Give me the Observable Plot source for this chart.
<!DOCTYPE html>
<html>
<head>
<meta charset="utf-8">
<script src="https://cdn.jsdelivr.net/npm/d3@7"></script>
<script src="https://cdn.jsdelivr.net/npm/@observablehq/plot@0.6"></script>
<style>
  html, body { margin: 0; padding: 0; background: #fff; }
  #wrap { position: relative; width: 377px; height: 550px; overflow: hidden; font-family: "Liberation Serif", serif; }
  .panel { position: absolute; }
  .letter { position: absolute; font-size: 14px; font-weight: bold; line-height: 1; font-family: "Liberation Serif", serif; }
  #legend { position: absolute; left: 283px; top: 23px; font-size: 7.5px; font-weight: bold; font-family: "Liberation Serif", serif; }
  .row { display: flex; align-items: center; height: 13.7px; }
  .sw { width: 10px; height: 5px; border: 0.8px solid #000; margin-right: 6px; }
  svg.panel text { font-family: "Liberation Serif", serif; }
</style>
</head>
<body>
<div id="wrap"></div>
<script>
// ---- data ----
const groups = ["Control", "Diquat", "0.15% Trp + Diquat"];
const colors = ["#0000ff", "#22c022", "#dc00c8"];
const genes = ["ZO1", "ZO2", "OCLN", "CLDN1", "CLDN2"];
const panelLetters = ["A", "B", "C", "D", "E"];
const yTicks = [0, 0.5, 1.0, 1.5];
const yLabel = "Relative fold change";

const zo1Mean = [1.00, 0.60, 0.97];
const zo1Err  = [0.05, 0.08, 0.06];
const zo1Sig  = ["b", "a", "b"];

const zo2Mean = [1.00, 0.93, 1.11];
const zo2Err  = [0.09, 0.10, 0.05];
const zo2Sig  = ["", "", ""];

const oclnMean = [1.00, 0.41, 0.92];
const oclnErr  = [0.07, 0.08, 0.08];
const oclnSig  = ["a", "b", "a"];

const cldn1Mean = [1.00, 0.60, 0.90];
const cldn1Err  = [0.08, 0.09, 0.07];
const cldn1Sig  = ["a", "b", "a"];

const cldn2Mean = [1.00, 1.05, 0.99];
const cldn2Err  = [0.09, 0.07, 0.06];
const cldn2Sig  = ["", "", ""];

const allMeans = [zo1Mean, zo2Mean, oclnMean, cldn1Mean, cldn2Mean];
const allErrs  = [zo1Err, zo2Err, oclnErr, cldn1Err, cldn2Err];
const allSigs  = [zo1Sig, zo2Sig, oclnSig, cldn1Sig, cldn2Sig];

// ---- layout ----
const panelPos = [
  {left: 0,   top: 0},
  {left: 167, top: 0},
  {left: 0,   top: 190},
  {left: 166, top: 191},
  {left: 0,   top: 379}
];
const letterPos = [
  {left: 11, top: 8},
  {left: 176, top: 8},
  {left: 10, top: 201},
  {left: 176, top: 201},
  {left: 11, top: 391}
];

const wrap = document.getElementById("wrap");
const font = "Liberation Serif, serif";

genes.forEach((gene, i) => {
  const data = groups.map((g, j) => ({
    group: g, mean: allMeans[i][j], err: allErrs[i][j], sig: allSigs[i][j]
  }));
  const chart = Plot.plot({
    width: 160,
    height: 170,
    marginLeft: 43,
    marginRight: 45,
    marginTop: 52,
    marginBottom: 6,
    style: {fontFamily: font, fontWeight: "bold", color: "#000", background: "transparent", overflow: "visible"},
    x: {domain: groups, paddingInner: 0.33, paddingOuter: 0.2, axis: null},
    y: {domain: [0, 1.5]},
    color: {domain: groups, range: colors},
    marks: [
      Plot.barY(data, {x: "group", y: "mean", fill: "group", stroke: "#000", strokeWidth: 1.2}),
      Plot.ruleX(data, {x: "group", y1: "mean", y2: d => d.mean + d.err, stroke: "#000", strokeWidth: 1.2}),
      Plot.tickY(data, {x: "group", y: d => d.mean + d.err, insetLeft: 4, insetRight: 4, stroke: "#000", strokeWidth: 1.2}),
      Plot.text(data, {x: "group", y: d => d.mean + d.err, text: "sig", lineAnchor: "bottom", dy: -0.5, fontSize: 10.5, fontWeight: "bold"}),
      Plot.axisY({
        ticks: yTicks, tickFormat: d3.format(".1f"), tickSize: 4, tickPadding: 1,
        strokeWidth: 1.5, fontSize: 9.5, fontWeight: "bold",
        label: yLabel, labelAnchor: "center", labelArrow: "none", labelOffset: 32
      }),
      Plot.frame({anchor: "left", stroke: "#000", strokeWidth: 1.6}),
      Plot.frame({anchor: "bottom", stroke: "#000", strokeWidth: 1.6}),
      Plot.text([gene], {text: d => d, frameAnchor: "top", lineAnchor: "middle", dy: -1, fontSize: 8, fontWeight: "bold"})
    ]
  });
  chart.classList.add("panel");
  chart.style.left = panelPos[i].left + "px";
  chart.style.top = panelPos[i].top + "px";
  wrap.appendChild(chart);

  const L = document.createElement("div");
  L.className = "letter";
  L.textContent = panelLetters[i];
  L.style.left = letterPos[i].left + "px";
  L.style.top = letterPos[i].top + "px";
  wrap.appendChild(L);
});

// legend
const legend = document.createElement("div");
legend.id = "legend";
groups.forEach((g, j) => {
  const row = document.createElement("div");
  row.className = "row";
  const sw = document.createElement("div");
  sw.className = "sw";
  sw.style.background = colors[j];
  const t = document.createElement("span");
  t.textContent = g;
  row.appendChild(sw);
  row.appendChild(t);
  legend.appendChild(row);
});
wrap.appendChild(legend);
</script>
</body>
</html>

== Exercise description ==
Restate the listing exactly, starting at its first line and ending at the line where "oclnSig, cldn1Sig, cldn2Sig];" occurs; include both and no other lines.

== Answer to the exercise ==
Give me the Observable Plot source for this chart.
<!DOCTYPE html>
<html>
<head>
<meta charset="utf-8">
<script src="https://cdn.jsdelivr.net/npm/d3@7"></script>
<script src="https://cdn.jsdelivr.net/npm/@observablehq/plot@0.6"></script>
<style>
  html, body { margin: 0; padding: 0; background: #fff; }
  #wrap { position: relative; width: 377px; height: 550px; overflow: hidden; font-family: "Liberation Serif", serif; }
  .panel { position: absolute; }
  .letter { position: absolute; font-size: 14px; font-weight: bold; line-height: 1; font-family: "Liberation Serif", serif; }
  #legend { position: absolute; left: 283px; top: 23px; font-size: 7.5px; font-weight: bold; font-family: "Liberation Serif", serif; }
  .row { display: flex; align-items: center; height: 13.7px; }
  .sw { width: 10px; height: 5px; border: 0.8px solid #000; margin-right: 6px; }
  svg.panel text { font-family: "Liberation Serif", serif; }
</style>
</head>
<body>
<div id="wrap"></div>
<script>
// ---- data ----
const groups = ["Control", "Diquat", "0.15% Trp + Diquat"];
const colors = ["#0000ff", "#22c022", "#dc00c8"];
const genes = ["ZO1", "ZO2", "OCLN", "CLDN1", "CLDN2"];
const panelLetters = ["A", "B", "C", "D", "E"];
const yTicks = [0, 0.5, 1.0, 1.5];
const yLabel = "Relative fold change";

const zo1Mean = [1.00, 0.60, 0.97];
const zo1Err  = [0.05, 0.08, 0.06];
const zo1Sig  = ["b", "a", "b"];

const zo2Mean = [1.00, 0.93, 1.11];
const zo2Err  = [0.09, 0.10, 0.05];
const zo2Sig  = ["", "", ""];

const oclnMean = [1.00, 0.41, 0.92];
const oclnErr  = [0.07, 0.08, 0.08];
const oclnSig  = ["a", "b", "a"];

const cldn1Mean = [1.00, 0.60, 0.90];
const cldn1Err  = [0.08, 0.09, 0.07];
const cldn1Sig  = ["a", "b", "a"];

const cldn2Mean = [1.00, 1.05, 0.99];
const cldn2Err  = [0.09, 0.07, 0.06];
const cldn2Sig  = ["", "", ""];

const allMeans = [zo1Mean, zo2Mean, oclnMean, cldn1Mean, cldn2Mean];
const allErrs  = [zo1Err, zo2Err, oclnErr, cldn1Err, cldn2Err];
const allSigs  = [zo1Sig, zo2Sig, oclnSig, cldn1Sig, cldn2Sig];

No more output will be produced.